■ **WORK REQUIRED**
Set the data down again, exactly as it reads, but without the pictures.

■ **MATERIAL PROVIDED**
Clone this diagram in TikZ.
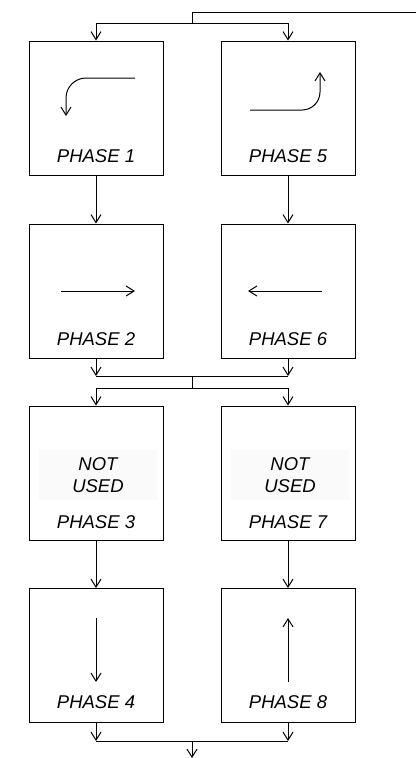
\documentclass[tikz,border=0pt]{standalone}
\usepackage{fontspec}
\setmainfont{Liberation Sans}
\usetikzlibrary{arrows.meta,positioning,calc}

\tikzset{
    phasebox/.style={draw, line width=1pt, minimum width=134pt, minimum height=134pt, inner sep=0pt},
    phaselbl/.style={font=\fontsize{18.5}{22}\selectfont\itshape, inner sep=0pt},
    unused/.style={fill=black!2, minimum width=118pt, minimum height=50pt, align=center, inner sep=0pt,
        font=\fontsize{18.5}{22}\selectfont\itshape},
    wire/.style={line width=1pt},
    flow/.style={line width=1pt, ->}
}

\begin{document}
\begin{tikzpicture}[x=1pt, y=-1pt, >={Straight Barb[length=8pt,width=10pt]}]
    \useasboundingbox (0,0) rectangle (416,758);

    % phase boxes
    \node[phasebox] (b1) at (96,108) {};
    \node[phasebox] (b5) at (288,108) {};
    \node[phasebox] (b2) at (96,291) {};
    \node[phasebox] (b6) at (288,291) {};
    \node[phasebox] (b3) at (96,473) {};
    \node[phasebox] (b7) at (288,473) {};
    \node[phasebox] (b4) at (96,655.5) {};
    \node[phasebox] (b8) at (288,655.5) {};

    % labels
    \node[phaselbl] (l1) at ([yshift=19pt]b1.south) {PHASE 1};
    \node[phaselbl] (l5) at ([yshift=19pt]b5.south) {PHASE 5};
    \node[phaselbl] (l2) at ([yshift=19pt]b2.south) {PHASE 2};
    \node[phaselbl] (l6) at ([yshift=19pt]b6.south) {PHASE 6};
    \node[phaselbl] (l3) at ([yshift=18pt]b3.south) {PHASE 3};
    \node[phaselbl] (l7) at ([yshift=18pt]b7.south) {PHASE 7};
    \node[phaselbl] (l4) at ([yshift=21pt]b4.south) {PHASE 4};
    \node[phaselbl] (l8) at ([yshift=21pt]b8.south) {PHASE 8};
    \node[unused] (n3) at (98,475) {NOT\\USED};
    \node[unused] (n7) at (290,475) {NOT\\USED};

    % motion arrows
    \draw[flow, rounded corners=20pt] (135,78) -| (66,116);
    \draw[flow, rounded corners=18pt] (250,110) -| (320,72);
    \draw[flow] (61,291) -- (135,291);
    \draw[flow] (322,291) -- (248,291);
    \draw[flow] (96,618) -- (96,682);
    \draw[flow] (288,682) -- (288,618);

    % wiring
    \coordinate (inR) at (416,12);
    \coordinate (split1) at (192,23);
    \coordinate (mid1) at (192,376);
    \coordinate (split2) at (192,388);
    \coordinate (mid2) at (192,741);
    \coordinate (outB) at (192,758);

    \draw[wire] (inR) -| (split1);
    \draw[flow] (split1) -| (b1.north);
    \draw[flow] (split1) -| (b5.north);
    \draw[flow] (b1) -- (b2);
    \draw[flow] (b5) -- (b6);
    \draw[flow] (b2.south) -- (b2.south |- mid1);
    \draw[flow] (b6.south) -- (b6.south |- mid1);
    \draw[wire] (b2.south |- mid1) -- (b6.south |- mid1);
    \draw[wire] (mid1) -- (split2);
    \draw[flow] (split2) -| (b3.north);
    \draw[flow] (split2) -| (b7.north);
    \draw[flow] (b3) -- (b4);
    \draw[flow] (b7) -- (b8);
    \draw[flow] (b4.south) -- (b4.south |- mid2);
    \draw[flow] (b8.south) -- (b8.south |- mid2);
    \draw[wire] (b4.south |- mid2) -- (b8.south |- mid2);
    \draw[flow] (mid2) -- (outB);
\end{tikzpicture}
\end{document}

■ **OUTPUT OF THE TASK**
Clone this diagram in TikZ.
\documentclass[tikz,border=0pt]{standalone}
\usepackage{fontspec}
\setmainfont{Liberation Sans}
\usetikzlibrary{arrows.meta,positioning,calc}

\tikzset{
    phasebox/.style={draw, line width=1pt, minimum width=134pt, minimum height=134pt, inner sep=0pt},
    phaselbl/.style={font=\fontsize{18.5}{22}\selectfont\itshape, inner sep=0pt},
    unused/.style={fill=black!2, minimum width=118pt, minimum height=50pt, align=center, inner sep=0pt,
        font=\fontsize{18.5}{22}\selectfont\itshape},
    wire/.style={line width=1pt},
    flow/.style={line width=1pt, ->}
}

\begin{document}
\begin{tikzpicture}[x=1pt, y=-1pt, >={Straight Barb[length=8pt,width=10pt]}]
    \useasboundingbox (0,0) rectangle (416,758);

    % phase boxes
    \node[phasebox] (b1) at (96,108) {};
    \node[phasebox] (b5) at (288,108) {};
    \node[phasebox] (b2) at (96,291) {};
    \node[phasebox] (b6) at (288,291) {};
    \node[phasebox] (b3) at (96,473) {};
    \node[phasebox] (b7) at (288,473) {};
    \node[phasebox] (b4) at (96,655.5) {};
    \node[phasebox] (b8) at (288,655.5) {};

    % labels
    \node[phaselbl] (l1) at ([yshift=19pt]b1.south) {PHASE 1};
    \node[phaselbl] (l5) at ([yshift=19pt]b5.south) {PHASE 5};
    \node[phaselbl] (l2) at ([yshift=19pt]b2.south) {PHASE 2};
    \node[phaselbl] (l6) at ([yshift=19pt]b6.south) {PHASE 6};
    \node[phaselbl] (l3) at ([yshift=18pt]b3.south) {PHASE 3};
    \node[phaselbl] (l7) at ([yshift=18pt]b7.south) {PHASE 7};
    \node[phaselbl] (l4) at ([yshift=21pt]b4.south) {PHASE 4};
    \node[phaselbl] (l8) at ([yshift=21pt]b8.south) {PHASE 8};
    \node[unused] (n3) at (98,475) {NOT\\USED};
    \node[unused] (n7) at (290,475) {NOT\\USED};

    % motion arrows
    \draw[flow, rounded corners=20pt] (135,78) -| (66,116);
    \draw[flow, rounded corners=18pt] (250,110) -| (320,72);
    \draw[flow] (61,291) -- (135,291);
    \draw[flow] (322,291) -- (248,291);
    \draw[flow] (96,618) -- (96,682);
    \draw[flow] (288,682) -- (288,618);

    % wiring
    \coordinate (inR) at (416,12);
    \coordinate (split1) at (192,23);
    \coordinate (mid1) at (192,376);
    \coordinate (split2) at (192,388);
    \coordinate (mid2) at (192,741);
    \coordinate (outB) at (192,758);

    \draw[wire] (inR) -| (split1);
    \draw[flow] (split1) -| (b1.north);
    \draw[flow] (split1) -| (b5.north);
    \draw[flow] (b1) -- (b2);
    \draw[flow] (b5) -- (b6);
    \draw[flow] (b2.south) -- (b2.south |- mid1);
    \draw[flow] (b6.south) -- (b6.south |- mid1);
    \draw[wire] (b2.south |- mid1) -- (b6.south |- mid1);
    \draw[wire] (mid1) -- (split2);
    \draw[flow] (split2) -| (b3.north);
    \draw[flow] (split2) -| (b7.north);
    \draw[flow] (b3) -- (b4);
    \draw[flow] (b7) -- (b8);
    \draw[flow] (b4.south) -- (b4.south |- mid2);
    \draw[flow] (b8.south) -- (b8.south |- mid2);
    \draw[wire] (b4.south |- mid2) -- (b8.south |- mid2);
    \draw[flow] (mid2) -- (outB);
\end{tikzpicture}
\end{document}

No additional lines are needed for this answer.